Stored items
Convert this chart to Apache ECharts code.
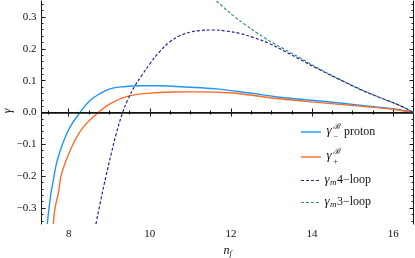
<!DOCTYPE html>
<html><head><meta charset="utf-8">
<script src="https://cdn.jsdelivr.net/npm/echarts@6/dist/echarts.min.js"></script>
<style>html,body{margin:0;padding:0;background:#fff}#c{width:415px;height:258px}</style>
</head><body><div id="c"></div>
<script>
// ---- data ----
const xTicks = [8, 10, 12, 14, 16];
const yTicks = [-0.3, -0.2, -0.1, 0.0, 0.1, 0.2, 0.3];

const protonX = [7.473, 7.515, 7.564, 7.638, 7.719, 7.852, 8.032, 8.278, 8.525, 8.754, 9.017, 9.345, 9.756, 10.25, 10.864, 11.645, 12.465, 13.2, 14.19, 15.17, 16.03, 16.5];
const protonY = [-0.35, -0.30, -0.253, -0.20, -0.15, -0.098, -0.046, 0.0, 0.0375, 0.058, 0.074, 0.081, 0.084, 0.084, 0.080, 0.074, 0.061, 0.048, 0.036, 0.023, 0.011, 0.0];

const plusX = [7.62, 7.663, 7.744, 7.81, 7.909, 8.113, 8.36, 8.729, 9.017, 9.428, 9.92, 10.576, 11.23, 11.97, 12.465, 13.2, 14.19, 15.17, 16.03, 16.5];
const plusY = [-0.35, -0.30, -0.254, -0.20, -0.16, -0.098, -0.046, 0.0, 0.027, 0.05, 0.06, 0.0645, 0.0648, 0.062, 0.055, 0.043, 0.031, 0.020, 0.0095, 0.0];

const loop4X = [8.672, 8.796, 8.919, 9.042, 9.165, 9.33, 9.461, 9.633, 9.805, 10.002, 10.249, 10.495, 10.741, 10.987, 11.234, 11.554, 11.874, 12.219, 12.589, 12.958, 13.327, 13.697, 14.19, 14.683, 15.175, 15.668, 16.161, 16.5];
const loop4Y = [-0.35, -0.272, -0.20, -0.133, -0.070, 0.0, 0.041, 0.084, 0.117, 0.153, 0.192, 0.222, 0.241, 0.252, 0.257, 0.259, 0.256, 0.248, 0.234, 0.216, 0.192, 0.167, 0.134, 0.103, 0.073, 0.047, 0.022, 0.0];

const loop3X = [11.645, 11.849, 12.095, 12.342, 12.63, 12.834, 13.039, 13.254, 13.451, 13.697, 14.19, 14.683, 15.175, 15.668, 16.161, 16.5];
const loop3Y = [0.35, 0.3266, 0.30, 0.2766, 0.2509, 0.2338, 0.2181, 0.2031, 0.1891, 0.1719, 0.136, 0.104, 0.0741, 0.0472, 0.0222, 0.0];

// ---- build ----
const zip = (xs, ys) => xs.map((x, i) => [x, ys[i]]);
const xMin = 7.33, xMax = 16.5, yMin = -0.35, yMax = 0.35;
const xMinor = [], yMinor = [];
for (let v = 7.5; v <= 16.5; v += 0.5) if (!xTicks.includes(v)) xMinor.push(v);
for (let k = -17; k <= 17; k++) { const v = +(k * 0.02).toFixed(2); if (Math.abs(v * 10 - Math.round(v * 10)) > 1e-6) yMinor.push(v); }

const FRAME = '#1a1a1a';
const SERIF = '"Liberation Serif", "DejaVu Serif", serif';
const C_BLUE = '#1e96ff', C_ORANGE = '#ff6a24', C_NAVY = '#2a2390', C_TEAL = '#3d8c7a';
const GRID = { left: 41.5, right: 1.5, top: 1, bottom: 34, outerBoundsMode: 'none' };

function xAx(g, pos, vals, len, line, labels) {
  return {
    gridIndex: g, type: 'value', min: xMin, max: xMax, position: pos,
    axisLine: { show: line, lineStyle: { color: FRAME, width: 1 } },
    axisTick: { show: true, inside: true, length: len, customValues: vals, lineStyle: { color: FRAME, width: 1 } },
    axisLabel: labels ? { show: true, customValues: vals, margin: 5, color: '#111', fontFamily: SERIF, fontSize: 11 } : { show: false },
    splitLine: { show: false }
  };
}
function yAx(g, pos, vals, len, line, labels) {
  return {
    gridIndex: g, type: 'value', min: yMin, max: yMax, position: pos,
    axisLine: { show: line, lineStyle: { color: FRAME, width: 1 } },
    axisTick: { show: true, inside: true, length: len, customValues: vals, lineStyle: { color: FRAME, width: 1 } },
    axisLabel: labels ? { show: true, customValues: vals, margin: 5, color: '#111', fontFamily: SERIF, fontSize: 11,
      formatter: v => (v < -1e-9 ? '\u2212' + Math.abs(v).toFixed(1) : Math.abs(v).toFixed(1)) } : { show: false },
    splitLine: { show: false }
  };
}

const xAxes = [
  Object.assign(xAx(0, 'bottom', xTicks, 4, true, true), {
    name: '{n|n}{f|f}', nameLocation: 'middle', nameGap: 15,
    nameTextStyle: { rich: { n: { fontFamily: SERIF, fontStyle: 'italic', fontSize: 12, color: '#111' },
                             f: { fontFamily: SERIF, fontStyle: 'italic', fontSize: 8, color: '#111', padding: [6, 0, 0, 0] } } }
  }),
  xAx(0, 'top', xTicks, 4, true, false),
  xAx(1, 'bottom', xMinor, 2, false, false),
  xAx(1, 'top', xMinor, 2, false, false)
];
const yAxes = [
  yAx(0, 'left', yTicks, 4, true, true),
  yAx(0, 'right', yTicks, 4, true, false),
  yAx(1, 'left', yMinor, 2, false, false),
  yAx(1, 'right', yMinor, 2, false, false)
];

function lineSeries(name, data, color, dashed, width) {
  return {
    name, type: 'line', data, xAxisIndex: 0, yAxisIndex: 0,
    showSymbol: false, smooth: 0.4, clip: true,
    lineStyle: { color, width, type: dashed ? [3, 2] : 'solid' },
    silent: true
  };
}

const series = [
  lineSeries('proton', zip(protonX, protonY), C_BLUE, false, 1.4),
  lineSeries('plus', zip(plusX, plusY), C_ORANGE, false, 1.4),
  lineSeries('loop3', zip(loop3X, loop3Y), C_TEAL, true, 1.2),
  lineSeries('loop4', zip(loop4X, loop4Y), C_NAVY, true, 1.2),
  { type: 'line', data: [], xAxisIndex: 2, yAxisIndex: 2, silent: true, showSymbol: false }
];
series[0].markLine = {
  silent: true, symbol: ['none', 'none'], label: { show: false },
  lineStyle: { color: '#111', width: 1.6, type: 'solid' }, data: [{ yAxis: 0 }], animation: false
};

// ---- legend and y-axis title (drawn as graphic text) ----
function t(x, y, text, size, italic, rot) {
  return { type: 'text', x, y, rotation: rot || 0, silent: true,
    style: { text, font: (italic ? 'italic ' : '') + size + 'px ' + SERIF, fill: '#111', textVerticalAlign: 'middle', textAlign: rot ? 'center' : 'left' } };
}
function lg(y, color, dashed) {
  return { type: 'line', silent: true, shape: { x1: 301, y1: y, x2: 321, y2: y },
    style: { stroke: color, lineWidth: dashed ? 1.2 : 1.4, lineDash: dashed ? [3, 2] : null } };
}
const legendEls = [
  t(8, 111, '\u03b3', 12, true, Math.PI / 2),
  lg(132, C_BLUE, false), t(326.5, 131, '\u03b3', 13, true), t(333, 126.5, '\u212c', 8, true), t(333.5, 136.5, '\u2212', 8, false), t(344, 131.5, 'proton', 12, false),
  lg(157, C_ORANGE, false), t(326.5, 156, '\u03b3', 13, true), t(333, 151.5, '\u212c', 8, true), t(333.5, 162, '+', 8, false),
  lg(180.5, C_NAVY, true), t(324.5, 180, '\u03b3', 13, true), t(330, 183, 'm', 9, true), t(337, 180, '4\u2212loop', 12, false),
  lg(202.5, C_TEAL, true), t(324.5, 202, '\u03b3', 13, true), t(330, 205, 'm', 9, true), t(337, 202, '3\u2212loop', 12, false)
];

const chart = echarts.init(document.getElementById('c'), null, { renderer: 'canvas' });
chart.setOption({
  animation: false,
  backgroundColor: '#fff',
  grid: [Object.assign({}, GRID), Object.assign({}, GRID)],
  xAxis: xAxes,
  yAxis: yAxes,
  series,
  graphic: { elements: legendEls }
});
</script></body></html>
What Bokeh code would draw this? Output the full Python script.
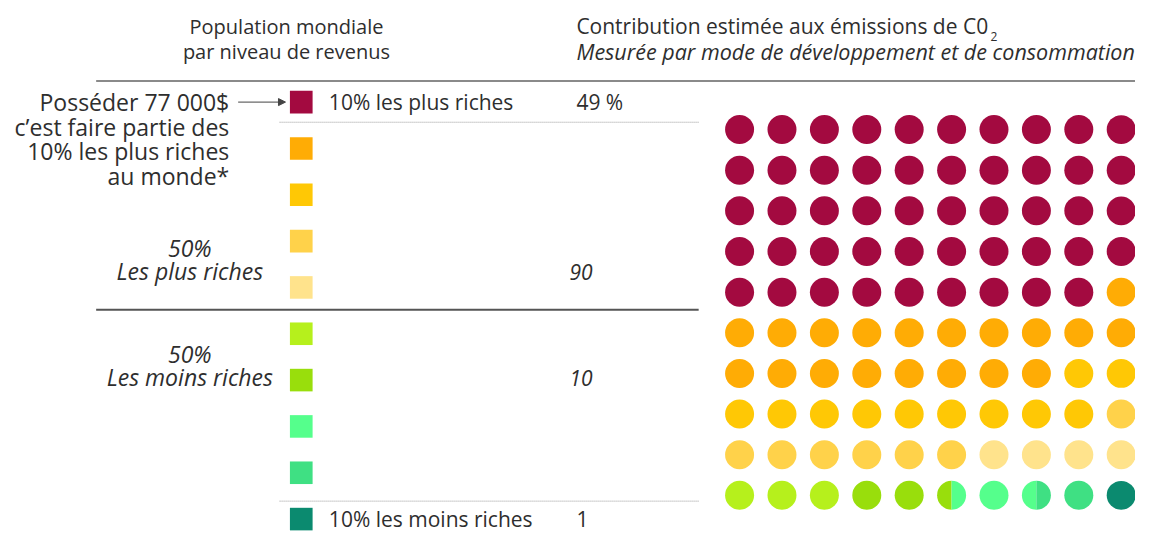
from bokeh.plotting import figure
from bokeh.models import Range1d, Arrow, NormalHead
from bokeh.core.properties import value
from bokeh.embed import file_html
from bokeh.resources import INLINE

# ---------------- data ----------------
decile_names = ["10% les plus riches", "", "", "", "", "", "", "", "", "10% les moins riches"]
emissions = [49, 19, 11, 7, 4, 3, 2.5, 2, 1.5, 1]          # % of CO2 per decile (dots)
decile_values = ["49 %", "", "", "", "", "", "", "", "", "1"]
decile_colors = ["#A30A40", "#FFAC05", "#FFC805", "#FFD24A", "#FFE38C",
                 "#B6F01C", "#99DE0C", "#55FF8C", "#3FE083", "#0B8A6F"]
group_pct = ["50%", "50%"]
group_names = ["Les plus riches", "Les moins riches"]
group_totals = ["90", "10"]
note_lines = ["Posséder 77 000$", "c\u2019est faire partie des", "10% les plus riches", "au monde*"]
title_left = ["Population mondiale", "par niveau de revenus"]
title_right = "Contribution estimée aux émissions de C0"
title_right_sub = "2"
subtitle_right = "Mesurée par mode de développement et de consommation"

# ---------------- layout ----------------
FONT = value("Open Sans")
TXT = "#2e2e2e"
W, H = 1135, 534
ROW_Y0, ROW_DY = 107.5, 47.2
SQ_X, SQ = 305, 23
DOT_X0, DOT_DX = 749.5, 43.0
DOT_Y0, DOT_DY = 135.5, 41.4
DOT_R = 14.7
NCOL = 10

p = figure(width=W, height=H, x_range=Range1d(0, 1151), y_range=Range1d(548, 4),
           output_backend="svg", toolbar_location=None, min_border=0,
           x_axis_type=None, y_axis_type=None)
p.grid.visible = False
p.outline_line_color = None
p.background_fill_color = "white"
p.border_fill_color = "white"

def txt(x, y, t, size="21px", align="left", style="normal", color=TXT, baseline="middle"):
    p.text(x=[x], y=[y], text=[t], text_font=FONT, text_font_size=value(size),
           text_align=align, text_baseline=baseline, text_font_style=style, text_color=color)

# headers
txt(290, 30, title_left[0], size="20px", align="center")
txt(290, 56, title_left[1], size="20px", align="center")
txt(584, 30, title_right)
txt(1004, 41, title_right_sub, size="12px")
txt(584, 56, subtitle_right, size="21.5px", style="italic")

# lines
p.segment(x0=[97], y0=[86], x1=[1151], y1=[86], line_color="#8a8a8a", line_width=2)
p.segment(x0=[97], y0=[319], x1=[708], y1=[319], line_color="#555555", line_width=2)
p.segment(x0=[283, 283], y0=[128, 514], x1=[708, 708], y1=[128, 514],
          line_color="#9a9a9a", line_width=1, line_dash="1 1")

# squares and labels per decile
ys = [ROW_Y0 + i * ROW_DY for i in range(len(emissions))]
p.rect(x=[SQ_X] * len(ys), y=ys, width=SQ, height=SQ, fill_color=decile_colors, line_color=None)
for i, (n, v) in enumerate(zip(decile_names, decile_values)):
    if n:
        txt(333, ys[i], n)
    if v:
        txt(584, ys[i], v)

# left note + arrow
for k, line in enumerate(note_lines):
    txt(232, ROW_Y0 + k * 25, line, size="23px", align="right")
p.add_layout(Arrow(end=NormalHead(size=7, fill_color="#444444", line_color="#444444"),
                   x_start=241, y_start=ROW_Y0, x_end=289, y_end=ROW_Y0,
                   line_color="#444444", line_width=1))

# group labels
gy = [256, 364]
for g in range(2):
    txt(192, gy[g], group_pct[g], size="23px", align="center", style="italic")
    txt(192, gy[g] + 24, group_names[g], size="23px", align="center", style="italic")
txt(577, 281, group_totals[0], style="italic")
txt(577, 389, group_totals[1], style="italic")

# dots (one per % point), fragments where a decile ends mid-dot
full = {"x": [], "y": [], "c": []}
part = {"x": [], "y": [], "c": [], "a0": [], "a1": []}
start = 0.0
for val, col in zip(emissions, decile_colors):
    end = start + val
    k = int(start)
    while k < end:
        f0 = max(start, k) - k
        f1 = min(end, k + 1) - k
        cx = DOT_X0 + (k % NCOL) * DOT_DX
        cy = DOT_Y0 + (k // NCOL) * DOT_DY
        if f0 == 0 and f1 == 1:
            full["x"].append(cx); full["y"].append(cy); full["c"].append(col)
        elif f1 > f0:
            part["x"].append(cx); part["y"].append(cy); part["c"].append(col)
            part["a0"].append(90 + 360 * f0); part["a1"].append(90 + 360 * f1)
        k += 1
    start = end

p.circle(x=full["x"], y=full["y"], radius=DOT_R, fill_color=full["c"], line_color=None)
p.wedge(x=part["x"], y=part["y"], radius=DOT_R, start_angle=part["a0"], end_angle=part["a1"],
        start_angle_units="deg", end_angle_units="deg", direction="anticlock",
        fill_color=part["c"], line_color=None)

open("out.html", "w").write(file_html(p, INLINE))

**DIRECTION**: Both the first line of the records above and the line containing "0.0472, 0.0222, 0.0];" belong in the copy; please return them and every line between, exactly, minus the pictures.

**RESPONSE**:
Convert this chart to Apache ECharts code.
<!DOCTYPE html>
<html><head><meta charset="utf-8">
<script src="https://cdn.jsdelivr.net/npm/echarts@6/dist/echarts.min.js"></script>
<style>html,body{margin:0;padding:0;background:#fff}#c{width:415px;height:258px}</style>
</head><body><div id="c"></div>
<script>
// ---- data ----
const xTicks = [8, 10, 12, 14, 16];
const yTicks = [-0.3, -0.2, -0.1, 0.0, 0.1, 0.2, 0.3];

const protonX = [7.473, 7.515, 7.564, 7.638, 7.719, 7.852, 8.032, 8.278, 8.525, 8.754, 9.017, 9.345, 9.756, 10.25, 10.864, 11.645, 12.465, 13.2, 14.19, 15.17, 16.03, 16.5];
const protonY = [-0.35, -0.30, -0.253, -0.20, -0.15, -0.098, -0.046, 0.0, 0.0375, 0.058, 0.074, 0.081, 0.084, 0.084, 0.080, 0.074, 0.061, 0.048, 0.036, 0.023, 0.011, 0.0];

const plusX = [7.62, 7.663, 7.744, 7.81, 7.909, 8.113, 8.36, 8.729, 9.017, 9.428, 9.92, 10.576, 11.23, 11.97, 12.465, 13.2, 14.19, 15.17, 16.03, 16.5];
const plusY = [-0.35, -0.30, -0.254, -0.20, -0.16, -0.098, -0.046, 0.0, 0.027, 0.05, 0.06, 0.0645, 0.0648, 0.062, 0.055, 0.043, 0.031, 0.020, 0.0095, 0.0];

const loop4X = [8.672, 8.796, 8.919, 9.042, 9.165, 9.33, 9.461, 9.633, 9.805, 10.002, 10.249, 10.495, 10.741, 10.987, 11.234, 11.554, 11.874, 12.219, 12.589, 12.958, 13.327, 13.697, 14.19, 14.683, 15.175, 15.668, 16.161, 16.5];
const loop4Y = [-0.35, -0.272, -0.20, -0.133, -0.070, 0.0, 0.041, 0.084, 0.117, 0.153, 0.192, 0.222, 0.241, 0.252, 0.257, 0.259, 0.256, 0.248, 0.234, 0.216, 0.192, 0.167, 0.134, 0.103, 0.073, 0.047, 0.022, 0.0];

const loop3X = [11.645, 11.849, 12.095, 12.342, 12.63, 12.834, 13.039, 13.254, 13.451, 13.697, 14.19, 14.683, 15.175, 15.668, 16.161, 16.5];
const loop3Y = [0.35, 0.3266, 0.30, 0.2766, 0.2509, 0.2338, 0.2181, 0.2031, 0.1891, 0.1719, 0.136, 0.104, 0.0741, 0.0472, 0.0222, 0.0];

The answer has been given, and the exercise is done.